I am attempting to create a script/pipeline which will conduct a form of pathway analysis. The overall idea involves automating a way of extracting all of the genes from a given biological pathway from any one of a few big online resources (KEGG, Reactome and Wikipathways), this is fairly challenging on its own as each resource is curated differently so the genes in one resource will differ slightly from in the others.
The real challenge, however, is the next stage of the pipeline which would involve defining a specific "end point" of the pathway. While obviously this isn't exactly the way things work, as I don't think a great many pathways will have a specific point where they just stop, the idea is still that there will be some final gene/protein (or even metabolite) which is the "end" of that pathway.
Doing this manually is easy enough of course, just looking at the online maps to see which genes are at the ends of the pathways, however automating it currently seems impossible. Specifically with relation to the resources I mentioned, when you extract genes from a pathway you lose all sense or order and hierarchy of them.
Ideally, in my mind, I'd see it being an ordered list of genes/transcripts with genes further down the pathway lower on the list.
Does anyone know of any method of doing this? Any online resource or package (either for R or maybe Bash/Python) which might allow the ordering of genes from a pathway?
Sorry if it wasn't clear, I'll try to clarify.
So, extracting the genes for any given pathway isn't difficult, there are even several R packages which allow one to extract a list of genes from a pathway ID.
What I need specifically is a way of defining the "end point" of the pathway, so you've rather hit the nail on the head with your own question. Using the example of MAPK signalling from KEGG you have a series of reactions happening with genes/proteins interacting with other genes/proteins downstream (so TNF interacts with TNFR interacts with TRADD etc etc down to p53 which seems to be a defined "end point"). What I want to be able to do is to list the genes in the order of the interactions (so TNF would be high on the list, while p53 would be low).
Naturally there are a number of issues I can see with this already such as concurrent or parallel interactions, but there would still be some higher in the list and some lower. At least this is how I imagine it. Does that clarify what I meant?
In your example there are MANY endpoints to that pathway not just p53. As Kevin pointed out there is a relation tag you can use. I want to add if you consider end points as also being steps into different pathways (eg: apoptosis) then the xml doc contains
type="roundrectangle"
which is a cheeky way of detecting these "end points". It's not comprehensive though.Maybe if you flesh out your idea we could help further. Why do you care about these end points in pathways?

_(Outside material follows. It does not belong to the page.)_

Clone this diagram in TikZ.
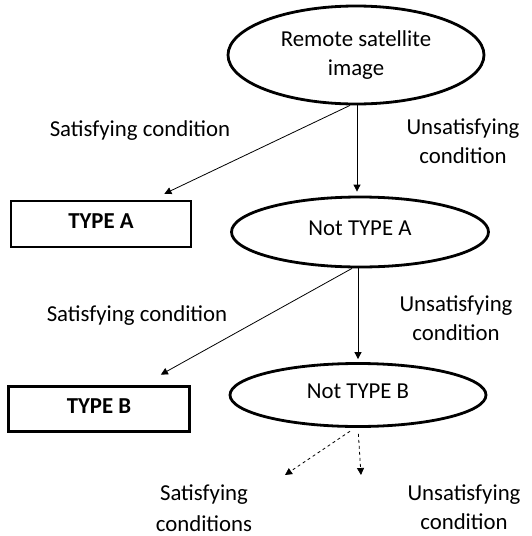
\documentclass[tikz,border=0pt]{standalone}
\usepackage{fontspec}
\setmainfont{Carlito}
\usetikzlibrary{shapes.geometric,arrows.meta}
\begin{document}
\begin{tikzpicture}[x=1pt,y=-1pt,
  every node/.style={font=\fontsize{22.8}{29}\selectfont, text=black},
  oval/.style={draw, line width=2.8pt, ellipse, inner sep=0pt},
  box/.style={draw, line width=2.4pt, rectangle, inner sep=0pt},
  lbl/.style={align=center, inner sep=0pt},
  arr/.style={-{Triangle[length=7pt,width=7pt]}, line width=0.8pt},
  darr/.style={arr, dashed}]
\useasboundingbox (0,0) rectangle (531,536);
\node[oval, minimum width=256pt, minimum height=98pt, align=center] (e1) at (356,55) {Remote satellite\\image};
\node[oval, minimum width=257pt, minimum height=70pt] (e2) at (360,232) {\raisebox{8pt}{Not TYPE A}};
\node[oval, minimum width=256pt, minimum height=63pt] (e3) at (358,395) {\raisebox{7pt}{Not TYPE B}};
\node[box, minimum width=180pt, minimum height=46pt] (tA) at (101,224) {\raisebox{6pt}{\textbf{TYPE A}}};
\node[box, minimum width=181pt, minimum height=45pt] (tB) at (99,409) {\raisebox{6pt}{\textbf{TYPE B}}};
\node[lbl] (s1) at (140,131) {Satisfying condition};
\node[lbl] (u1) at (463,141) {Unsatisfying\\condition};
\node[lbl] (s2) at (137,316) {Satisfying condition};
\node[lbl] (u2) at (456,318) {Unsatisfying\\condition};
\node[lbl, font=\fontsize{22.8}{31}\selectfont] (s3) at (204,508) {Satisfying\\conditions};
\node[lbl] (u3) at (464,507) {Unsatisfying\\condition};
\coordinate (d1) at (285,475);
\coordinate (d2) at (361,475);
\draw[arr] ([xshift=1pt]e1.south) -- ([xshift=1pt]e1.south |- e2.north) [shorten >=4pt];
\draw[arr, shorten >=14pt] ([xshift=-6pt]e1.south) -- (tA);
\draw[arr, shorten >=3pt] ([xshift=-2pt]e2.south) -- ([xshift=-2pt]e2.south |- e3.north);
\draw[arr, shorten >=22pt] ([xshift=-8pt]e2.south) -- (tB);
\draw[darr, shorten <=6pt] ([xshift=-3pt]e3.south) -- (d1);
\draw[darr, shorten <=6pt] (e3.south) -- (d2);
\end{tikzpicture}
\end{document}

So the issue of multiple "end-points" is definitely one of the things I am trying to overcome. I simply mean it in the sense of trying to define where one pathway ends, so even if this has multiple separate end points then trying to define any of these in a methodical way. So your example of
type="roundrectangle"
might be exactly the sort of thing I'm looking for.Very loosely I am trying to see how well expression from transcriptomics in separate pathways predict the expression of "end points" in the same data. And I want to try and apply this to as many pathways as possible (even all of them available). So I have the data available I just need to somehow computationally select an "end point". If that makes sense?
Hey, yes, I now see what you mean. I'm not sure that that information is recorded anywhere, though. In some pathways, there would obviously be some looping back and forth based on checkpoint signals and buffer controls, and some proteins / compounds would be important through the entire pathway.
In the XML file available through your link, there is a
<relation
tag that may contain useful information - I'm not sure. Other databases, such as STRINGdb, may contain more useful information on 'flow' through these pathways.Actually a couple of hours after asking this question I did finally stumble across the XML file see the
relation
tag you mention. And this did seem like it could be a potential solution in that I could find the "end points" based on which relation tag had the highest numbers compared to everything else. It might take some parsing, but at the very least seemed to be at least one computational method of doing this.StringDB seems like it might potentially be useful in a similar way, if I could somehow potentially select only genes from a certain pathway from KEGG/Reactome from the StringDB set. Thanks for the suggestion!